A Counting Collector
When you do searches in Lucene you can give the searcher a Collector which feels a bit like the visitor pattern as the search calls your collector once for each document that matches your query.
public class CounterCollector : Collector { public int Count { get ; private set ; } public void Reset() { Count = 0; } public override void Collect( int docID) { Count = Count + 1; } public override void SetScorer(Scorer scorer) { } public override void SetNextReader(IndexReader reader, int docBase) { } public override bool AcceptsDocsOutOfOrder() { return true ; } } |
This very simple collector just tracks the number times the Collect method is called. Better yet it does not count deleted documents. So finally I updated my search code.

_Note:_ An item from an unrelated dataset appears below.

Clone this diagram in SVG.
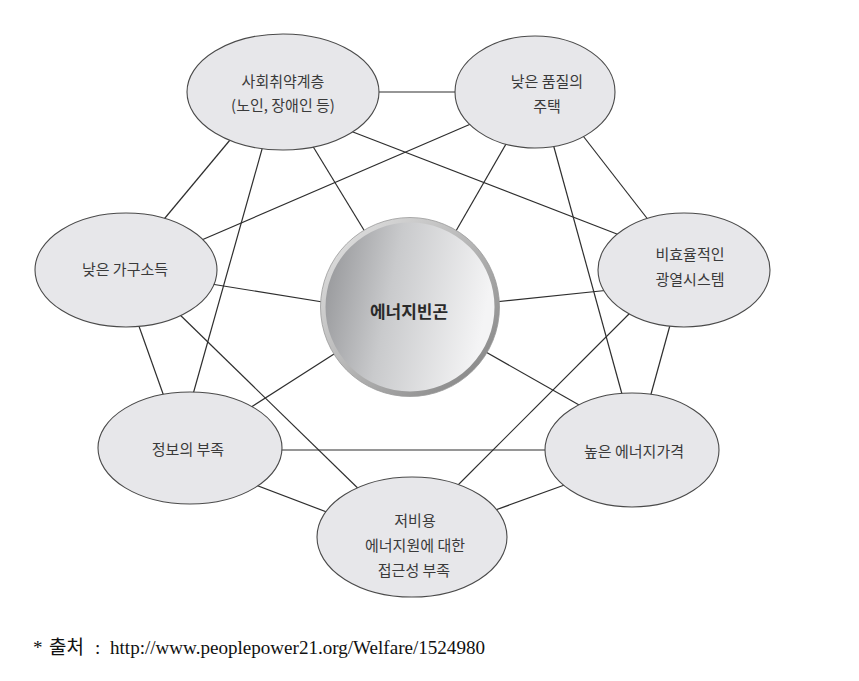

How Do I Use One Of Those?
public int GetNumberOfDocumentsForTerm(Term term) { return searchIndex(searcher => { //replacing this //return searcher.DocFreq(term); //with this var counterCollector = new CounterCollector(); searcher.Search( new TermQuery(term), counterCollector); return counterCollector.Count; }); } private T searchIndex<T>(Func<IndexSearcher, T> searchAction) { var indexSearcher = new IndexSearcher(_directory, true ); T result; try { result = searchAction(indexSearcher); } catch (BooleanQuery.TooManyClauses tooManyClausesException) { throw new SearchException( "Your wildcard query was too broad please narrow your search. Example - change a* to apple*" , tooManyClausesException); } indexSearcher.Close(); return result; } |
Take Away
Doing searches with custom collectors is quite easy. You just give an instance of one to the search method and interrogate it afterwards for the information you require.
You might notice some too fancy code to get this going but hopefully you get the idea. You may find the Func-y way of calling the searcher weird but it’s handy way to have all your search code do the same error handling.